Oh, and my CPU fan fell off a month or two ago, but that was just because I didn't screw it in right back in October. It could happen to anyone and I'm frankly impressed it stayed on that long.

I just stuck it back on with some leftover thermal paste and twisted the fasteners to the
right this time, problem solved.
Or was it left...?
Please tell me you scraped the old thermal paste off before applying the new thermal paste...
If you didn't then
right now turn off your computer, open it up, pull the CPU fan off, scrape off ALL of the paste currently on there (use a q-tip and/or cotton ball and 90% rubbing alcohol, and a NEW razor blade[male SURE it's a perfectly straight blade with no nicks, and be VERY careful not to leave any scratches] to remove the old paste), and re-apply some new paste.
If you just put a new dab on and re-applied the CPU fan you are 100% guaranteed to have air bubbles in there, and those will kill the Thermo-conductivity of the paste.
As a note, when applying the thermal paste, place a dab in the center of the CPU and then place the CPU fan/heat sink, allowing the Heat sink to spread the paste out. Spreading the paste out with a credit card or something similar is another way to introduce air bubbles (and I WILL prove this if anyone challenges me on this; better yet, I'll get you to prove this to yourselves, with SCIENCE!!! *laughs maniacally*)
...shit. I have a copy of Windows 7 but it's on a disc and I don't have an optic drive.
Can a Windows installation disc be loaded onto an external hard drive and booted from there, or would a new system's USB ports not work without drivers installed?
http://www.microsoft.com/en-us/download/windows-usb-dvd-download-tool
That right there is everything you need, well baring a computer
with an optical drive and a USB port.
Basically:
-Install that little tool on the computer with the optical drive.

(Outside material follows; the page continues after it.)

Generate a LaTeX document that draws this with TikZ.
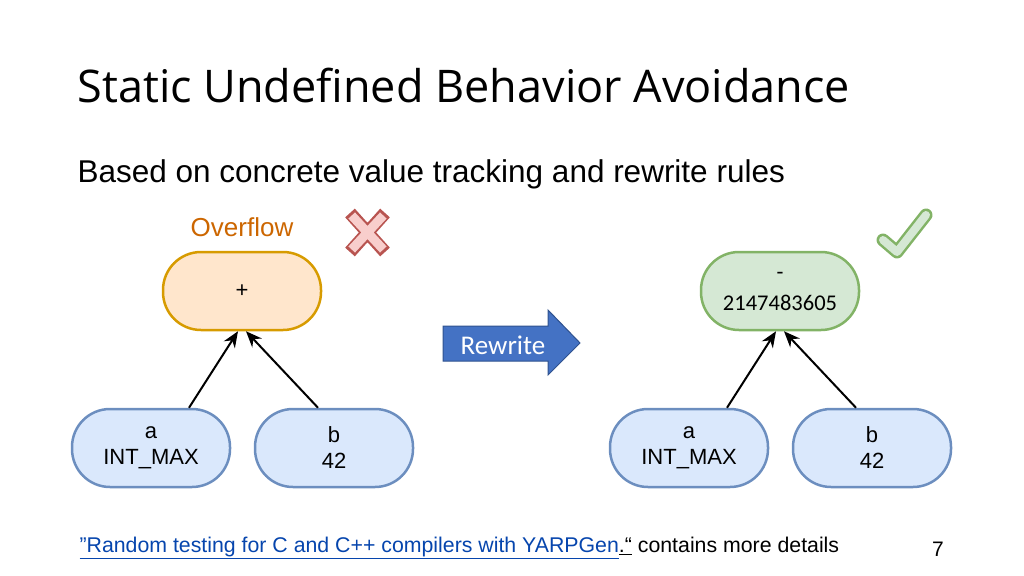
\documentclass[tikz,border=0pt]{standalone}
\usetikzlibrary{arrows.meta}
\usepackage{fontspec}
\setmainfont{Liberation Sans}
\newfontfamily\titlefont{Open Sans}
\newfontfamily\calfont{Carlito}
\definecolor{bfill}{RGB}{218,232,252}
\definecolor{bdraw}{RGB}{108,142,191}
\definecolor{ofill}{RGB}{255,230,204}
\definecolor{odraw}{RGB}{215,155,0}
\definecolor{gfill}{RGB}{213,232,212}
\definecolor{gdraw}{RGB}{130,179,102}
\definecolor{ovc}{RGB}{204,102,0}
\definecolor{rwf}{RGB}{68,114,196}
\definecolor{rwd}{RGB}{47,82,143}
\definecolor{xd}{RGB}{184,84,80}
\definecolor{xf}{RGB}{248,206,204}
\definecolor{linkc}{RGB}{6,69,173}
\begin{document}
\begin{tikzpicture}[x=1pt,y=-1pt,
 pill/.style={rounded corners=38pt,minimum width=158pt,minimum height=78pt,line width=2.5pt,align=center,font=\fontsize{22}{26}\selectfont},
 orange/.style={pill,fill=ofill,draw=odraw},
 green/.style={pill,fill=gfill,draw=gdraw},
 blue/.style={pill,fill=bfill,draw=bdraw},
 arr/.style={-{Stealth[length=16pt,width=13pt]},line width=2pt}]
\useasboundingbox (0,0) rectangle (1024,575);
\node[anchor=west,font=\titlefont\fontsize{45}{50}\selectfont] (title) at (74,86) {Static Undefined Behavior Avoidance};
\node[anchor=west,font=\fontsize{31.5}{36}\selectfont] (sub) at (74,174) {Based on concrete value tracking and rewrite rules};
\node[orange] (plus) at (242,291) {+};
\node[green,font=\calfont\fontsize{22.5}{31}\selectfont] (minus) at (780,291) {-\\2147483605};
\node[blue] (a1) at (151,448) {a\\INT\_MAX};
\node[blue] (b1) at (334,448) {b\\42};
\node[blue] (a2) at (689,448) {a\\INT\_MAX};
\node[blue] (b2) at (872,448) {b\\42};
\draw[arr] ([xshift=38pt]a1.north) -- ([xshift=-4pt]plus.south);
\draw[arr] ([xshift=-16pt]b1.north) -- ([xshift=4pt]plus.south);
\draw[arr] ([xshift=38pt]a2.north) -- ([xshift=-4pt]minus.south);
\draw[arr] ([xshift=-16pt]b2.north) -- ([xshift=4pt]minus.south);
\node[font=\fontsize{26}{30}\selectfont,text=ovc] (ovf) at (242,227) {Overflow};
\filldraw[fill=rwf,draw=rwd,line width=1pt] (443,326) -- (548,326) -- (548,310) -- (580,343) -- (548,375) -- (548,361) -- (443,361) -- cycle;
\node[text=white,font=\calfont\fontsize{27}{30}\selectfont] (rw) at (503,345) {Rewrite};
\begin{scope}[line cap=butt]
\draw[line width=13pt,xd] (350,213)--(385,252) (385,213)--(350,252);
\draw[line width=9pt,xf] (351.7,215.5)--(383.3,249.5) (383.3,215.5)--(351.7,249.5);
\draw[line width=13pt,gdraw,line join=round,line cap=round] (883,240)--(897,252)--(926,215);
\draw[line width=8pt,gfill,line join=round,line cap=round] (883,240)--(897,252)--(926,215);
\end{scope}
\node[anchor=west,font=\fontsize{21.3}{24}\selectfont] (ref) at (76,548) {\textcolor{linkc}{\underline{\symbol{34}Random testing for C and C++ compilers with YARPGen}}\underline{.“} contains more details};
\node[font=\fontsize{21}{24}\selectfont] (pg) at (938,549) {7};
\end{tikzpicture}
\end{document}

-Pop the Win 7 install disk into the optical drive.
-Pop a 4 GB or larger flash drive in the USB port. (it will be formatted, so nothing on there you want to keep)

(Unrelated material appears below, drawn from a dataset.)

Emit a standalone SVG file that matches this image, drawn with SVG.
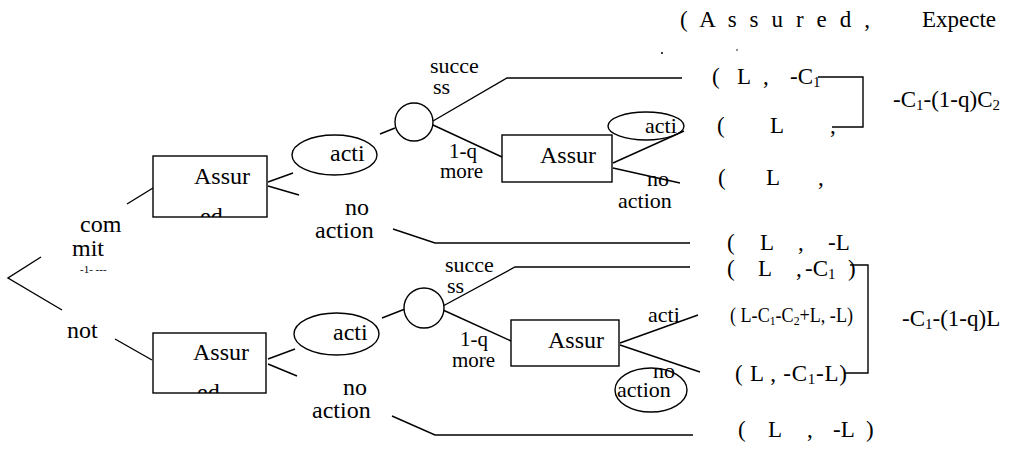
<svg xmlns="http://www.w3.org/2000/svg" width="1015" height="449" viewBox="0 0 1015 449" font-family="'Liberation Serif','DejaVu Serif',serif">
<style>
text{font-family:'Liberation Serif','DejaVu Serif',serif;font-size:24px;fill:#000}
.s{font-size:22px}
.m{font-size:21px}
.p{font-size:23px}
.sub{font-size:15px}
.sub2{font-size:13px}
.ln{stroke:#000;stroke-width:1.4;fill:none}
.nd{stroke:#000;stroke-width:1.4;fill:#fff}
</style>
<defs>
<clipPath id="c1"><rect x="153" y="200" width="114" height="17"/></clipPath>
<clipPath id="c2"><rect x="153" y="375" width="113" height="18"/></clipPath>
</defs>
<rect width="1015" height="449" fill="#fff"/>
<g id="connectors">
<polyline class="ln" points="41,257 8,278 62,310"/>
<line class="ln" x1="127" y1="204" x2="153" y2="188"/>
<line class="ln" x1="115" y1="339" x2="152" y2="360"/>
<line class="ln" x1="268" y1="182" x2="293" y2="173"/>
<line class="ln" x1="268" y1="186" x2="299" y2="195"/>
<polyline class="ln" points="393,229 435,243 690,243"/>
<line class="ln" x1="380" y1="134" x2="395" y2="128"/>
<polyline class="ln" points="433,121 507,78 682,78"/>
<line class="ln" x1="433" y1="125" x2="502" y2="157"/>
<line class="ln" x1="613" y1="163" x2="684" y2="131"/>
<line class="ln" x1="613" y1="168" x2="680" y2="183"/>
<line class="ln" x1="268" y1="359" x2="295" y2="349"/>
<line class="ln" x1="268" y1="364" x2="297" y2="376"/>
<polyline class="ln" points="392,416 435,435 693,435"/>
<line class="ln" x1="382" y1="318" x2="405" y2="309"/>
<polyline class="ln" points="443,306 515,267 690,267"/>
<line class="ln" x1="443" y1="310" x2="511" y2="341"/>
<line class="ln" x1="620" y1="343" x2="698" y2="315"/>
<line class="ln" x1="620" y1="345" x2="700" y2="372"/>
<polyline class="ln" points="818,77 863,77 863,127 832,127"/>
<polyline class="ln" points="850,265 868,265 868,373 845,373"/>
</g>
<g id="root-labels">
<text x="80" y="232">com</text>
<text x="72" y="256">mit</text>
<text x="80" y="273" style="font-size:11px">-1- ---</text>
<text x="67" y="338">not</text>
</g>
<g id="box1">
<rect class="nd" x="153" y="156" width="114" height="61"/>
<text x="194" y="184">Assur</text>
<text x="200" y="224" clip-path="url(#c1)">ed</text>
</g>
<g id="box2">
<rect class="nd" x="153" y="333" width="113" height="60"/>
<text x="193" y="360">Assur</text>
<text x="197" y="400" clip-path="url(#c2)">ed</text>
</g>
<g id="act1">
<ellipse class="nd" cx="334.5" cy="155" rx="42.5" ry="20"/>
<text x="330" y="161">acti</text>
</g>
<g id="act2">
<ellipse class="nd" cx="336.5" cy="334" rx="42.5" ry="21"/>
<text x="333" y="340">acti</text>
</g>
<g id="noact1"><text x="345" y="215">no</text><text x="315" y="238">action</text></g>
<g id="noact2"><text x="343" y="395">no</text><text x="312" y="418">action</text></g>
<g id="chance1">
<circle class="nd" cx="414" cy="122" r="19"/>
<text class="s" x="430" y="73">succe</text><text class="s" x="433" y="94">ss</text>
<text class="m" x="449" y="158">1-q</text><text class="m" x="440" y="178">more</text>
</g>
<g id="chance2">
<circle class="nd" cx="424" cy="308" r="20"/>
<text class="s" x="445" y="272">succe</text><text class="s" x="447" y="293">ss</text>
<text class="m" x="460" y="346">1-q</text><text class="m" x="452" y="367">more</text>
</g>
<g id="box3">
<rect class="nd" x="502" y="135" width="110" height="47"/>
<text x="540" y="163">Assur</text>
</g>
<g id="act3">
<ellipse class="ln" cx="646" cy="126" rx="38" ry="14"/>
<text class="s" x="645" y="133">acti</text>
</g>
<g id="noact3"><text class="s" x="647" y="186">no</text><text class="s" x="618" y="208">action</text></g>
<g id="box4">
<rect class="nd" x="511" y="320" width="108" height="46"/>
<text x="548" y="348">Assur</text>
</g>
<g id="act4"><text class="s" x="648" y="322">acti</text></g>
<g id="noact4">
<ellipse class="ln" cx="651" cy="390" rx="36" ry="22"/>
<text class="s" x="653" y="378">no</text><text class="s" x="617" y="397">action</text>
</g>
<g id="header">
<text class="p" x="680" y="27" textLength="190" lengthAdjust="spacing">( A s s u r e d ,</text>
<text class="p" x="922" y="27">Expecte</text>
<circle cx="662" cy="53" r="1" fill="#000"/>
<circle cx="737" cy="50" r="0.8" fill="#000"/>
</g>
<g id="payoffs">
<text class="p" y="84"><tspan x="712">(</tspan><tspan x="737">L</tspan><tspan x="763">,</tspan><tspan x="790">-C</tspan><tspan class="sub" dy="3">1</tspan></text>
<text class="p" y="133"><tspan x="717">(</tspan><tspan x="770">L</tspan><tspan x="830">,</tspan></text>
<text class="p" y="185"><tspan x="718">(</tspan><tspan x="766">L</tspan><tspan x="818">,</tspan></text>
<text class="p" y="250"><tspan x="727">(</tspan><tspan x="760">L</tspan><tspan x="798">,</tspan><tspan x="828">-L</tspan></text>
<text class="p" y="276"><tspan x="727">(</tspan><tspan x="758">L</tspan><tspan x="796">,</tspan><tspan x="805">-C</tspan><tspan class="sub" dy="3">1</tspan><tspan dy="-3" x="848">)</tspan></text>
<text x="730" y="322" style="font-size:20px" textLength="123" lengthAdjust="spacingAndGlyphs">( L-C<tspan class="sub2" dy="3">1</tspan><tspan dy="-3">-C</tspan><tspan class="sub2" dy="3">2</tspan><tspan dy="-3">+L, -L)</tspan></text>
<text class="p" x="735" y="381" textLength="112" lengthAdjust="spacing">( L , -C<tspan class="sub" dy="3">1</tspan><tspan dy="-3">-L)</tspan></text>
<text class="p" y="437"><tspan x="738">(</tspan><tspan x="768">L</tspan><tspan x="807">,</tspan><tspan x="833">-L</tspan><tspan x="866">)</tspan></text>
</g>
<g id="expected">
<text class="p" x="893" y="107">-C<tspan class="sub" dy="3">1</tspan><tspan dy="-3">-(1-q)C</tspan><tspan class="sub" dy="3">2</tspan></text>
<text class="p" x="902" y="326">-C<tspan class="sub" dy="3">1</tspan><tspan dy="-3">-(1-q)L</tspan></text>
</g>
</svg>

-Run the tool. Point it at the USB drive, and the optical drive, and sStart the program.
After a few minutes the program will finish, and your flash drive will now be a bootable Windows install disk (of whichever version the disk was). As a bonus, install from a flash drive is considerably faster than installing from the disk.
There will be a slight issue if your disk is x64 and the computer you're creating the flash drive installer on is x86, or visa-versa; but this is easily fixed, just a matter of putting a specific file in the tool's root folder before running it. If this is an issue with you, just say so and I'll dig up a link to the file you need (not that hard to find if you know what you're looking for, it's not exactly a rare problem).

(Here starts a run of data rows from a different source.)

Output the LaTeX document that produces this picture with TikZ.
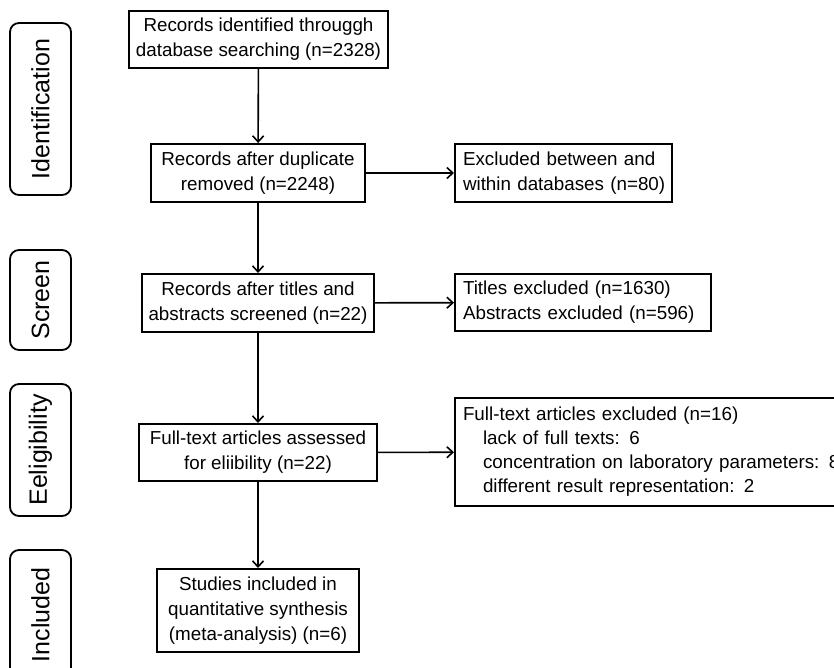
\documentclass[tikz,border=0pt]{standalone}
\usepackage{fontspec}
\setmainfont{Liberation Sans}
\usetikzlibrary{arrows.meta}
\begin{document}
\begin{tikzpicture}[x=1pt,y=-1pt,
  every node/.style={font=\fontsize{18.8}{25}\selectfont, text=black},
  box/.style={draw, line width=2pt, inner sep=0pt, align=center},
  lbox/.style={draw, line width=2pt, inner xsep=8pt, inner ysep=0pt, align=left},
  side/.style={draw, line width=1.8pt, rounded corners=9pt, rotate=90, inner sep=0pt,
    minimum height=61pt, font=\fontsize{25}{30}\selectfont},
  arr/.style={-{Straight Barb[length=6pt,width=11pt]}, line width=1.6pt}
]
\useasboundingbox (0,0) rectangle (834,668);
\clip (0,0) rectangle (834,668);

% phase labels
\node[side, minimum width=172pt] (sid) at (40.5,109) {Identification};
\node[side, minimum width=100pt] (sscr) at (40.5,300) {Screen};
\node[side, minimum width=132pt] (selig) at (40.5,450) {Eeligibility};
\node[side, minimum width=130pt] (sinc) at (40.5,615) {Included};

% main column
\node[box, minimum width=259pt, minimum height=57pt] (b1) at (258.5,39.5)
  {Records identified througgh\\database searching (n=2328)};
\node[box, minimum width=214pt, minimum height=58pt] (b2) at (258,173)
  {Records after duplicate\\removed (n=2248)};
\node[box, minimum width=232pt, minimum height=58pt] (b3) at (258,303)
  {Records after titles and\\abstracts screened (n=22)};
\node[box, minimum width=238pt, minimum height=57pt] (b4) at (258,452.5)
  {Full-text articles assessed\\for eliibility (n=22)};
\node[box, minimum width=202pt, minimum height=83pt] (b5) at (258,610.5)
  {Studies included in\\quantitative synthesis\\(meta-analysis) (n=6)};

% exclusion boxes
\node[lbox, text width=201pt, minimum height=58pt] (r1) at (563.5,173)
  {\mbox{Excluded between and}\\\mbox{within databases (n=80)}};
\node[lbox, text width=240pt, minimum height=57pt] (r2) at (583,302.5)
  {\mbox{Titles excluded (n=1630)}\\\mbox{Abstracts excluded (n=596)}};
\node[lbox, text width=429pt, minimum height=108pt,
  font=\fontsize{18.8}{24}\selectfont] (r3) at (677.5,452)
  {Full-text articles excluded (n=16)\\
   \hspace*{20pt}lack of full texts: 6\\
   \hspace*{20pt}concentration on laboratory parameters: 8\\
   \hspace*{20pt}different result representation: 2};

% connectors
\draw[arr] (b1) -- (b2);
\draw[arr] (b2) -- (b3);
\draw[arr] (b3) -- (b4);
\draw[arr] (b4) -- (b5);
\draw[arr] (b2) -- (r1);
\draw[arr] (b3) -- (r2);
\draw[arr] (b4) -- (r3);
\end{tikzpicture}
\end{document}
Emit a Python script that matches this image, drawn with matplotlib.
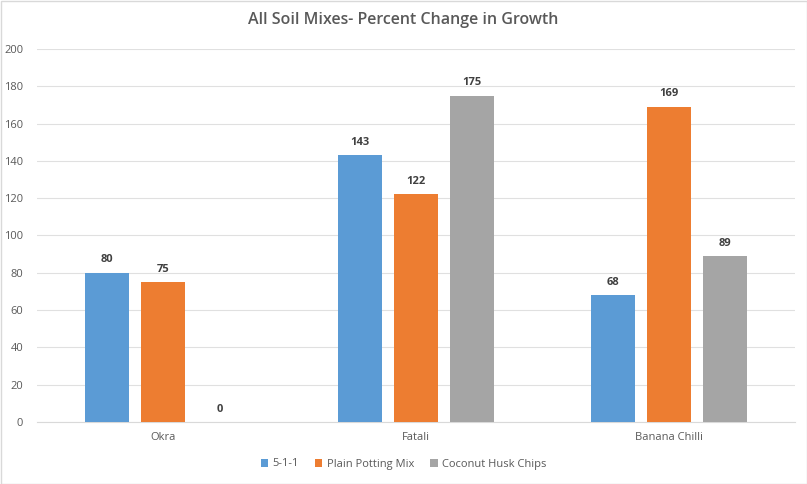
import matplotlib
matplotlib.use("Agg")
import matplotlib.pyplot as plt
import numpy as np
from matplotlib.patches import Rectangle

categories = ["Okra", "Fatali", "Banana Chilli"]
series_names = ["5-1-1", "Plain Potting Mix", "Coconut Husk Chips"]
s511 = [80, 143, 68]
plain = [75, 122, 169]
coconut = [0, 175, 89]
yticks = [0, 20, 40, 60, 80, 100, 120, 140, 160, 180, 200]

colors = ["#5B9BD5", "#ED7D31", "#A5A5A5"]
txt = "#595959"
plt.rcParams['font.family'] = ['Open Sans', 'DejaVu Sans']

fig = plt.figure(figsize=(8.07, 4.84), dpi=100)
ax = fig.add_axes([37/807, 1-422/484, 758/807, 373/484])

x = np.arange(len(categories))
w = 0.174
step = 0.2216
for i, (vals, name) in enumerate(zip([s511, plain, coconut], series_names)):
    pos = x + (i-1)*step
    ax.bar(pos, vals, width=w, color=colors[i], label=name, zorder=3)
    for p, v in zip(pos, vals):
        ax.text(p, v + 4, str(v), ha="center", va="bottom", fontsize=8,
                fontweight="bold", color="#404040")

ax.set_xlim(-0.5, 2.5)
ax.set_ylim(0, 200)
ax.set_yticks(yticks)
ax.set_yticklabels([str(t) for t in yticks], fontsize=8, color=txt)
ax.set_xticks(x)
ax.set_xticklabels(categories, fontsize=8, color=txt)
ax.grid(axis="y", color="#E0E0E0", linewidth=0.8, zorder=0)
for s in ["top", "right", "left"]:
    ax.spines[s].set_visible(False)
ax.spines["bottom"].set_color("#D9D9D9")
ax.tick_params(axis="y", length=0, pad=10)
ax.tick_params(axis="x", length=0, pad=7)

fig.text(0.5, 1-20/484, "All Soil Mixes- Percent Change in Growth", ha="center",
         va="center", fontsize=11.5, color=txt, fontweight="semibold")

leg = fig.legend(loc="center", bbox_to_anchor=(0.5, 1-464/484), ncol=3, frameon=False,
                 fontsize=8, handlelength=0.7, handleheight=0.7, handletextpad=0.4,
                 columnspacing=1.4)
for t in leg.get_texts():
    t.set_color(txt)

fig.patches.append(Rectangle((0.5/807, 0.5/484), 1-1/807, 1-1/484, transform=fig.transFigure,
                             fill=False, edgecolor="#D9D9D9", linewidth=1))
fig.savefig("out.png", dpi=100, facecolor="white")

Pretty much all new motherboards natively support booting from USB (even without a HDD attached), and most older ones will support it with a firmware update.
As to silver-based thermal paste (and never bother with a metallic thermal paste that isn't silver). It's one of the best thermal pastes out there, although there
are better ones, but the thing is you should only use it if you KNOW what you're doing.
Put 1 ml too much on, and it will bleed over the edges of the CPU and probably get into the sockets, and even if it doesn't it could short the connections going
into the sockets. Basically, the tiniest bit too much and you fry your CPU, and probably your MB as well. A drop falling loosely on your MB is BAD as well.
Alternate, put to little on, and you don't get enough contact between the CPU and the heatsink, overheating your CPU.
If you're just a hobbyist, or working off of youtube videos, then stay away from silver-based thermal paste.
http://www.walmart.com/ip/15907612?...81550832&wl4=&wl5=pla&wl6=78811124072&veh=sem
This thermal paste works well if you plan on overclocking, and it relatively cheap.